▶ _PROBLEM DETAILS_
Begin with the first line of the material and copy each line word for word through the line that contains "from matplotlib.ticker import MultipleLocator"; the pictures are left out.

━━━ DATA PROVIDED

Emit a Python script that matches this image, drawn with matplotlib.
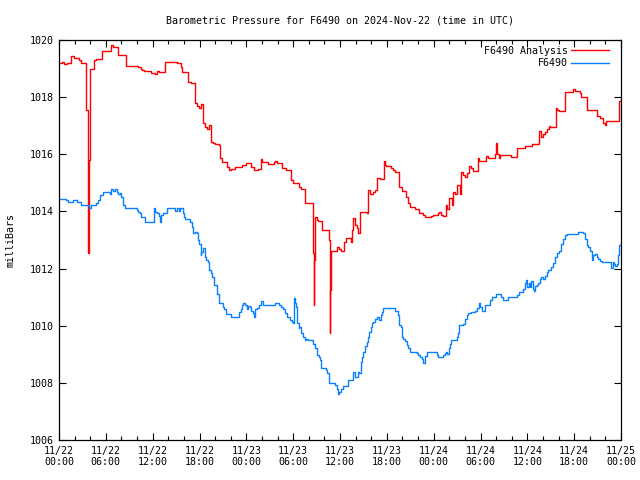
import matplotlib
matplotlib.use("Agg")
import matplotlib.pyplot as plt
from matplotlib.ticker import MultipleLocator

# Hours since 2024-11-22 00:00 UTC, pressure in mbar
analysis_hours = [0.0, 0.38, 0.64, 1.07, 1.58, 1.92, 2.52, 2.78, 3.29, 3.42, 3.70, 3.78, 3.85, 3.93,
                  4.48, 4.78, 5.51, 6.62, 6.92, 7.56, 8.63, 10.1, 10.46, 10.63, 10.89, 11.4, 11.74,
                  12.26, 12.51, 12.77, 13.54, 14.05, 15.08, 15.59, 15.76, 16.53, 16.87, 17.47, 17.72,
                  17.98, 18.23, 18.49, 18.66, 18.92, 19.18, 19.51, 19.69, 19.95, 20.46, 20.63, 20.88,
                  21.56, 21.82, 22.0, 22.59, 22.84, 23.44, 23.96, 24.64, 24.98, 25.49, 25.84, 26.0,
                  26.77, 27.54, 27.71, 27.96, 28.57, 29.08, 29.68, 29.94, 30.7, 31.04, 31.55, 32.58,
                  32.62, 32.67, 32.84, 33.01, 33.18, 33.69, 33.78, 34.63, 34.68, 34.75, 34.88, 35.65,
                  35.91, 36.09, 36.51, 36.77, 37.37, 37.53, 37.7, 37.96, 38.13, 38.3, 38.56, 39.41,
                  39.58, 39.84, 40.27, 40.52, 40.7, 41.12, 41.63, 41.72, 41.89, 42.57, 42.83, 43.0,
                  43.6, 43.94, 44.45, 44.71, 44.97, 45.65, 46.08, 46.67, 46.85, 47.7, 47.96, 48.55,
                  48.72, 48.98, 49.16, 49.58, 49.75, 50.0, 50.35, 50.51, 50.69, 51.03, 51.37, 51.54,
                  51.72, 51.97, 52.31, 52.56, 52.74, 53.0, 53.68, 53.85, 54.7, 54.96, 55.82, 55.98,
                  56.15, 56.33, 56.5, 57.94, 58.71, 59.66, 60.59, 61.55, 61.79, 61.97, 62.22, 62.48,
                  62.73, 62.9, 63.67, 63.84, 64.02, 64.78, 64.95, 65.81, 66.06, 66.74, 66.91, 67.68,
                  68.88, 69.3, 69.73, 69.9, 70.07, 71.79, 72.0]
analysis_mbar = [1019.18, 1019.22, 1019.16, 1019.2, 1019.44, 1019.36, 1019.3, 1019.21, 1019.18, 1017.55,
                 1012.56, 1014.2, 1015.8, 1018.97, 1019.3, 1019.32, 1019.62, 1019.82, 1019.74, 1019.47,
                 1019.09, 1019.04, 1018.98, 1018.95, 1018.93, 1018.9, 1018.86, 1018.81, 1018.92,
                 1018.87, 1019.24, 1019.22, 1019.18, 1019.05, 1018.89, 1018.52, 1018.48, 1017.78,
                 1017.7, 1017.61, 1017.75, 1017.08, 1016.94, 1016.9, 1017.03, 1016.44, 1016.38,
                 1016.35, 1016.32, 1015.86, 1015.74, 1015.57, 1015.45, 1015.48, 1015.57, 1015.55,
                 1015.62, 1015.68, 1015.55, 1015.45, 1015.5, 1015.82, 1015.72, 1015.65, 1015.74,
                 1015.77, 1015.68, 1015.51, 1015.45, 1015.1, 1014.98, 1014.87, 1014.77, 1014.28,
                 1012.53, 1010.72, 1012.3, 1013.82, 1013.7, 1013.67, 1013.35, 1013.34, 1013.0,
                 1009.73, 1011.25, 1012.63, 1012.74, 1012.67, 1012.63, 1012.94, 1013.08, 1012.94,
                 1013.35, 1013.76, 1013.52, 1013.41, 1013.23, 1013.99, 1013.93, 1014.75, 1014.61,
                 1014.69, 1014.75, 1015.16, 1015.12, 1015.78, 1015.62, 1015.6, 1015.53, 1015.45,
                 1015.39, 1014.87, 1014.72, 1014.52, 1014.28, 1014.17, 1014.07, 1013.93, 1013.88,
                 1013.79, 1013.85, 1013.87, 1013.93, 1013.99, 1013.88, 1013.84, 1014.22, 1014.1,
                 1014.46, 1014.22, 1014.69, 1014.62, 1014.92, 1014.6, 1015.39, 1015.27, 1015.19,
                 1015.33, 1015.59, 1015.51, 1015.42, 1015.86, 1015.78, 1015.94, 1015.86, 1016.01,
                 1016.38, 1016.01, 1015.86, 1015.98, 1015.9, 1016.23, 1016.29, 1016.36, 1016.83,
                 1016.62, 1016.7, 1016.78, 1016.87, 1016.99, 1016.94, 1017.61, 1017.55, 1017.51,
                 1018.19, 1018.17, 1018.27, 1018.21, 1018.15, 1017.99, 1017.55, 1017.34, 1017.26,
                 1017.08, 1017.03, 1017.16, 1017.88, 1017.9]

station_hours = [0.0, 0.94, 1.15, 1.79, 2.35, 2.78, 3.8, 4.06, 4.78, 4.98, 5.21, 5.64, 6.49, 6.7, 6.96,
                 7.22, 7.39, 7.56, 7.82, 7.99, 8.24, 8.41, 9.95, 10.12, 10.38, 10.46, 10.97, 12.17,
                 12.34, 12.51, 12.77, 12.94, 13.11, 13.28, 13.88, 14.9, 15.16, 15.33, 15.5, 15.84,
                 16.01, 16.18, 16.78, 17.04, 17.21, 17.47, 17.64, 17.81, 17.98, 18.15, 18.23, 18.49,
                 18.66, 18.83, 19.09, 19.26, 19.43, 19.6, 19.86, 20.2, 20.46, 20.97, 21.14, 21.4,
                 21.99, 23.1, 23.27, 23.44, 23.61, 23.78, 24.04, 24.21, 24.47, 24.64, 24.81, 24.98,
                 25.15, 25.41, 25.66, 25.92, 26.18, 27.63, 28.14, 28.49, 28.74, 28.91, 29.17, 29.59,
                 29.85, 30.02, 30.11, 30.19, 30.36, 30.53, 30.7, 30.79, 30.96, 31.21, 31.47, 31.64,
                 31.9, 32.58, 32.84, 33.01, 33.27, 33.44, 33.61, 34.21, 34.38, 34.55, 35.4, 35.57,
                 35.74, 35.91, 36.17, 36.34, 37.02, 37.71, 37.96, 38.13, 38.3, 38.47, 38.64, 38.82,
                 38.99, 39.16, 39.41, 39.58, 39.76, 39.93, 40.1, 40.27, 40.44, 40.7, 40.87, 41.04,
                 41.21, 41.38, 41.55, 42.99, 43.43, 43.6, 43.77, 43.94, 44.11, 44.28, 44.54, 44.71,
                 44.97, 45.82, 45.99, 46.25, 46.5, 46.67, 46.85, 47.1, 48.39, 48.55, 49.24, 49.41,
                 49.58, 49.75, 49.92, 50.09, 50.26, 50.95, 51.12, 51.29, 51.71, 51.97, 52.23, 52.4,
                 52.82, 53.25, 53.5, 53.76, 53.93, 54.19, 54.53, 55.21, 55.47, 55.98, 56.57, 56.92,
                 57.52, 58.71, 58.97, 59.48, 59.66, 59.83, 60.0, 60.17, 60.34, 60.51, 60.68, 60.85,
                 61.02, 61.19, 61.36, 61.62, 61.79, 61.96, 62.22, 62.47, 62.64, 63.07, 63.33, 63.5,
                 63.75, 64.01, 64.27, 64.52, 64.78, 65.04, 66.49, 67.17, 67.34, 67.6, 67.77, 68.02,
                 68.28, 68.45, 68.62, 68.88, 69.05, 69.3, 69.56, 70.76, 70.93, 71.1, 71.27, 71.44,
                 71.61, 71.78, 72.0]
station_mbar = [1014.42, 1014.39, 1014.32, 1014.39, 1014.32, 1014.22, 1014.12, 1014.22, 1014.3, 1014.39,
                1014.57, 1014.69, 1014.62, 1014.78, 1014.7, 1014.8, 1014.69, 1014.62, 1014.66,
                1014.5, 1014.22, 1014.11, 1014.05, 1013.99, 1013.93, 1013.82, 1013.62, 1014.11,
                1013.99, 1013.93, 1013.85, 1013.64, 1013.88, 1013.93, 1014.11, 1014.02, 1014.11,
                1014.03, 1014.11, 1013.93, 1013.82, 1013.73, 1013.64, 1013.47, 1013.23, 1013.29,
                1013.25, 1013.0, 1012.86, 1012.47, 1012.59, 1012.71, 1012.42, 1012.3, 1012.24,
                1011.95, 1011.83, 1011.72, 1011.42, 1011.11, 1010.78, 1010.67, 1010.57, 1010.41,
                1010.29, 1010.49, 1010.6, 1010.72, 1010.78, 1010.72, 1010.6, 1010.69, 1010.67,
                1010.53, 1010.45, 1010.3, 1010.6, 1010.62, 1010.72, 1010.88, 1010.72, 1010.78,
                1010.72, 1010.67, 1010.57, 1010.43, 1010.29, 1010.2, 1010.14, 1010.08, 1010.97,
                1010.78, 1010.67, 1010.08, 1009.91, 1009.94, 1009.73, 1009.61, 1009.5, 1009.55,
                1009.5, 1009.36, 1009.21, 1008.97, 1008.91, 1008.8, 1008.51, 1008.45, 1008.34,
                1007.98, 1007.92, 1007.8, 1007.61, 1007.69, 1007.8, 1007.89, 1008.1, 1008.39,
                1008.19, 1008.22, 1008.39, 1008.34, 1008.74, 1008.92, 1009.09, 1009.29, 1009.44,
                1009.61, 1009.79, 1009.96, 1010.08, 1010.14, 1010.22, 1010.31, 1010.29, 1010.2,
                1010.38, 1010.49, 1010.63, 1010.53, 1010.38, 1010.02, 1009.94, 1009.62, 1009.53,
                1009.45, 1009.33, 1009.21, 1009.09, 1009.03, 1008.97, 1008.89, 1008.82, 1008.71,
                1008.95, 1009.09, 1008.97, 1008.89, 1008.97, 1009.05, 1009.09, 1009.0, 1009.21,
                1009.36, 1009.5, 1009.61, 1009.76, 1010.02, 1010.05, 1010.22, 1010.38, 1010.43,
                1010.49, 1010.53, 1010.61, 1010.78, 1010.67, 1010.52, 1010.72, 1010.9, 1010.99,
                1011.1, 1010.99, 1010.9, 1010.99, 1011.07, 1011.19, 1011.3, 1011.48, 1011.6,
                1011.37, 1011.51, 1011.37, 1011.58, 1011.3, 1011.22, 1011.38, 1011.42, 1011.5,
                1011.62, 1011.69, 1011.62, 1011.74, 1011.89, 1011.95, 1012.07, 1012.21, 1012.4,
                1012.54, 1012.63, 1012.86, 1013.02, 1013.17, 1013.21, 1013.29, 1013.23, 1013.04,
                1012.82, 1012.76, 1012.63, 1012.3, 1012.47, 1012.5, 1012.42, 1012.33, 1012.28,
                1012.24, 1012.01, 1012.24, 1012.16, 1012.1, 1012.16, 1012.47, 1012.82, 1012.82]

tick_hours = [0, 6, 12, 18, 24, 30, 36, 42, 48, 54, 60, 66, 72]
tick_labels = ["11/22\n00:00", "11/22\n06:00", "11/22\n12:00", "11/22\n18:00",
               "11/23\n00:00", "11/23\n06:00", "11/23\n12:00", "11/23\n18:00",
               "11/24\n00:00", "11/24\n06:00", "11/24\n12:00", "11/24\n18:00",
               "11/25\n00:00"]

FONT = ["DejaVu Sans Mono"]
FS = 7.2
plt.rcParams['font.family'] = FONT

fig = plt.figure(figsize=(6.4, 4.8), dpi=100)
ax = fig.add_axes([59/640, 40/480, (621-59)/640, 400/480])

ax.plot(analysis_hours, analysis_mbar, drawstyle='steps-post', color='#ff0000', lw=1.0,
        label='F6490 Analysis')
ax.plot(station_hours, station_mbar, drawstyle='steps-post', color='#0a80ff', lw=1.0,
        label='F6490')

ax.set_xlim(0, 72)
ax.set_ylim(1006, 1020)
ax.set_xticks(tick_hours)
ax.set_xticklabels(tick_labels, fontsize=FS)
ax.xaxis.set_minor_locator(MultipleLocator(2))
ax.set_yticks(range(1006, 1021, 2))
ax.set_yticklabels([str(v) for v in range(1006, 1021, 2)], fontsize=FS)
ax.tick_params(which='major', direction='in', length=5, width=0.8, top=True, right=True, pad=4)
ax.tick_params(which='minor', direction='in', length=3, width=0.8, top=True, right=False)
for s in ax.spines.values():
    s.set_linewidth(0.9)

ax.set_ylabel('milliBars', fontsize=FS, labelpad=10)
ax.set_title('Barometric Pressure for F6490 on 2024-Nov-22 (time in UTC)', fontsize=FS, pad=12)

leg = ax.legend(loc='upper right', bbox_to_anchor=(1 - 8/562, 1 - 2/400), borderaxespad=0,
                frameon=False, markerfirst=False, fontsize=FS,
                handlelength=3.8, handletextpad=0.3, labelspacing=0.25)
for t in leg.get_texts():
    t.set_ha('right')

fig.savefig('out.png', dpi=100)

━━━━━━

▶ _EXERCISE RESULT_
Emit a Python script that matches this image, drawn with matplotlib.
import matplotlib
matplotlib.use("Agg")
import matplotlib.pyplot as plt
from matplotlib.ticker import MultipleLocator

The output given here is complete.